Grenzen ließen sich überwinden, wenn Menschen zusammenkommen. „Vorurteilen, die durch fehlendes Wissen um das Nachbarland, durch Unverständnis seiner Besonderheiten und des Facettenreichtums entstehen, kann durch das Zusammenkommen von Menschen begegnet werden“, so der OB. „Ich möchte mehr Europa“, rief er.
Beste Zeiten vor sich
Das Europa der Städtepartnerschaften habe seine besten Zeiten noch vor sich. „Es wird mehr gebraucht, denn je“, stellte Herrera Torrez fest.
Sein ungarischer Amtskollege József Völgyes aus Csobánka erinnerte an Hans Herrmann, der die Idee hatte, das Städtchen mit in die schon bestehende Partnerschaft mit Szentendre einzubeziehen. Aus dem Ort waren nach dem Krieg 1300 Menschen vertrieben, mehr als die Hälfte davon siedelte sich in Bestenheid an.

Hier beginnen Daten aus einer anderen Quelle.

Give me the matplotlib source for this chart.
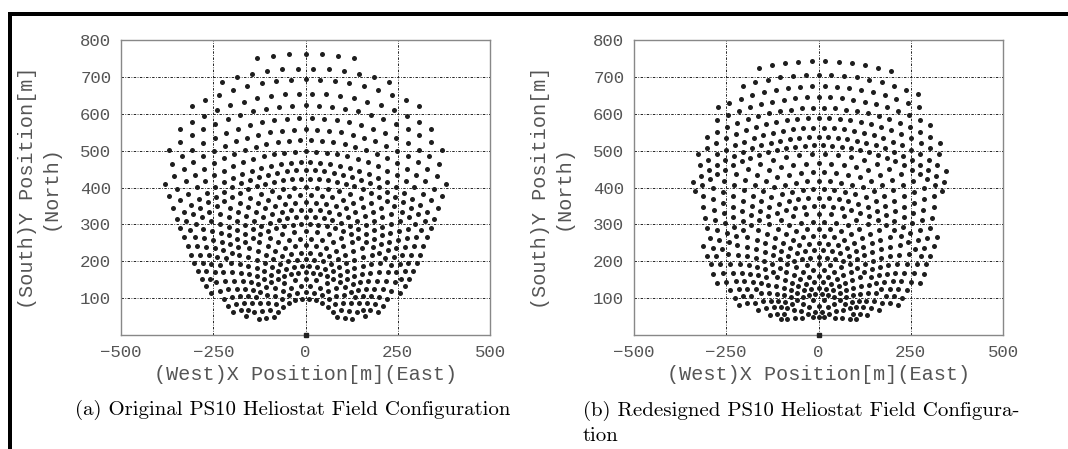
import numpy as np
import matplotlib.pyplot as plt
from matplotlib.path import Path
from matplotlib.patches import Rectangle

# ---------------- field data ----------------
# original PS10 field: angular step per zone [deg], row radii per zone [m]
left_steps = [11.0, 6.6, 4.4, 3.3]
left_first_offset = [0.5, 0.0, 0.5, 0.5]
left_rows = [
    [98, 116, 134, 152],
    [170, 188, 206, 224, 243, 262, 281],
    [300, 320, 340, 360, 380, 401],
    [424, 447, 469, 498, 528, 558, 589, 623, 655, 693, 723, 763],
]
# outline of the original field (east half, mirrored to the west)
left_edge_x = [0, 95, 118, 155, 202, 224, 250, 270, 293, 305, 314, 324, 332, 341, 348,
               357, 368, 375, 381, 387, 392, 372, 358, 330, 320, 285, 245, 238, 195, 150, 142, 0]
left_edge_y = [25, 32, 40, 46, 62, 76, 100, 116, 138, 162, 188, 210, 235, 264, 292,
               318, 352, 379, 412, 446, 490, 530, 560, 595, 620, 645, 675, 695, 710, 730, 757, 772]

# redesigned field
right_steps = [18.0, 9.0, 6.0, 4.2, 2.8]
right_first_offset = [0.0, 0.5, 0.0, 0.5, 0.5]
right_rows = [
    [50, 64, 79, 95],
    [111, 127, 143, 159, 176, 193],
    [211, 230, 249, 268, 288, 308, 329],
    [350, 372, 395, 418, 442, 466, 490],
    [515, 537, 562, 589, 616, 645, 675, 706, 743],
]
# outline of the redesigned field, walked round from the south
right_edge_x = [0, 125, 180, 220, 245, 283, 308, 326, 326, 345, 345, 318, 288, 262, 222, 180, 140, 0,
                -172, -215, -255, -285, -285, -312, -312, -340, -345, -322, -322, -296, -290,
                -280, -243, -220, -180, -125]
right_edge_y = [42, 42, 60, 78, 110, 136, 178, 222, 378, 384, 500, 542, 622, 672, 700, 728, 742, 752,
                728, 682, 636, 620, 548, 540, 505, 490, 384, 378, 225, 205, 180,
                138, 118, 80, 62, 42]

x_ticks = [-500, -250, 0, 250, 500]
y_ticks = [100, 200, 300, 400, 500, 600, 700, 800]

captions = ["(a) Original PS10 Heliostat Field Configuration",
            "(b) Redesigned PS10 Heliostat Field Configura-\ntion"]


def heliostats(steps, offsets, rows, ex, ey):
    xs, ys = [], []
    for step, off0, radii in zip(steps, offsets, rows):
        k = np.arange(-int(90 / step) - 2, int(90 / step) + 3)
        for i, r in enumerate(radii):
            off = (off0 + 0.5 * i) % 1.0
            th = np.radians((k + off) * step)
            xs.append(r * np.sin(th))
            ys.append(r * np.cos(th))
    xs = np.concatenate(xs)
    ys = np.concatenate(ys)
    inside = Path(np.column_stack([ex, ey])).contains_points(np.column_stack([xs, ys]))
    return xs[inside], ys[inside]


lx = np.concatenate([left_edge_x, [-v for v in left_edge_x[::-1]]])
ly = np.concatenate([left_edge_y, left_edge_y[::-1]])
fields = [heliostats(left_steps, left_first_offset, left_rows, lx, ly),
          heliostats(right_steps, right_first_offset, right_rows, right_edge_x, right_edge_y)]

# ---------------- figure ----------------
W, H = 1068, 449
fig = plt.figure(figsize=(W / 100, H / 100), dpi=100)
grey = '#555555'
mono = 'Liberation Mono'

ax_lefts = [121 / W, 634 / W]
for n, (hx, hy) in enumerate(fields):
    ax = fig.add_axes([ax_lefts[n], 1 - 335 / H, 369 / W, 295 / H])
    ax.scatter(hx, hy, s=13, color='#1e1e1e', linewidths=0, zorder=3)
    ax.plot([0], [0], marker='s', ms=2.5, color='#222222', clip_on=False, zorder=4)
    ax.set_xlim(-500, 500)
    ax.set_ylim(0, 800)
    ax.set_xticks(x_ticks)
    ax.set_yticks(y_ticks)
    ax.set_xticklabels(['\u2212500', '\u2212250', '0', '250', '500'])
    ax.tick_params(length=0, pad=7, labelsize=12.5, labelcolor=grey)
    for lab in ax.get_xticklabels() + ax.get_yticklabels():
        lab.set_family(mono)
    ax.grid(True, color='#222222', lw=0.7, linestyle=(0, (2.5, 1.5, 0.8, 1.5)), zorder=1)
    for sp in ax.spines.values():
        sp.set_color('#888888')
        sp.set_linewidth(1.0)
    ax.set_xlabel('(West)X Position[m](East)', family=mono, fontsize=14.5, color=grey, labelpad=4)
    ax.set_ylabel('(South)Y Position[m]\n(North)', family=mono, fontsize=14.5, color=grey,
                  labelpad=15, linespacing=1.2)

fig.text(75 / W, 1 - 410 / H, captions[0], family='cmr10', fontsize=15, va='center', ha='left')
fig.text(583 / W, 1 - 423 / H, captions[1], family='cmr10', fontsize=15, va='center', ha='left',
         linespacing=1.4)

# page frame: rule along the top and down the left side
fig.add_artist(Rectangle((8 / W, 1 - 16 / H), 1.0, 4 / H, transform=fig.transFigure,
                         color='black', lw=0))
fig.add_artist(Rectangle((8 / W, 0.0), 4 / W, 1 - 12 / H, transform=fig.transFigure,
                         color='black', lw=0))

fig.savefig('out.png', dpi=100)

Es sei die Aufgabe der Nachkommen, „die Erinnerungen lebendig zu halten, der Gegenwart einen Sinn zu geben und neue Möglichkeiten zu eröffnen“. József Völgyes verglich die Partnerschaft mit einem Bäumchen, das in Csobánka beim Rathaus vor 30 Jahren gepflanzt worden ist. Es sei zu einem Baum mit starken Wurzeln, dickem Stamm und üppigem Blattwerk herangewachsen: „Ein wichtiges Symbol.“ Gegenwärtig sei die Welt voller Schwierigkeiten. „Das einzige Gegenmittel gegen Feindseligkeit und Vorurteilen ist das gegenseitige Kennenlernen“, sagte der Bürgermeister.
Sein Amtskollege aus Huntingdon, David Cole, berichtete von einer Begegnung in Berlin als er mit Kollegen, die einst in den verschiedenen Teilen Deutschlands lebten, gemeinsam durchs Brandburger Tor ging. Das miteinander Sprechen lasse Freundschaften zwischen Menschen schließen, die vorher Feinde gewesen seien.
Egoismen beklagt
Das gegenseitige Kennenlernen könne Blutvergießen vermeiden, das jahrhundertelang Europa geprägt habe. Stattdessen würden Freundschaften geschlossen. Er sei in Wertheim, weil „wir einander verstehen, miteinander sprechen wollen und weil wir uns wünschen, dass auch die nächsten Generationen unsere Stadtbewohner Freunde sind“.
Godmanchesters Bürgermeister Richard Taplin beklagte, dass die Welt wieder vermehrt von Egoismus geprägt sei. Nationalismus überschatte die globalen Probleme. Es sei nie wichtiger als heute gewesen, persönliche Beziehungen zu europäischen Nachbarn zu pflegen, „um den schleichenden Kriegswahnsinn einzudämmen.“
Städtepartnerschaften seien ein grundlegendes Element, um den Dialog aufrechtzuerhalten. Er persönlich habe mehr und mehr das Gefühl, auch in Wertheim zu Hause zu sein. In Anlehnung an die Worte John F. Kennedys in Berlin anno 1963 rief er: „Ich bin ein Wertheimer.“
Im Anschluss an die Festreden tauschten die Partnerstädte gegenseitig jede Menge kleine Geschenke aus. OB Markus Herrera Torrez überreichte den Kollegen eine gravierte Glasform. Lucy Weber, Vorsitzende der Internationalen Partnerschaftsvereinigung Wertheim, übergab den internationalen Gästen einen Wertheimer Optimisten. Und zuvor hatten die Bürgermeister in einer kleinen Zeremonie Partnerschaftsurkunden per Unterschrift erneuert.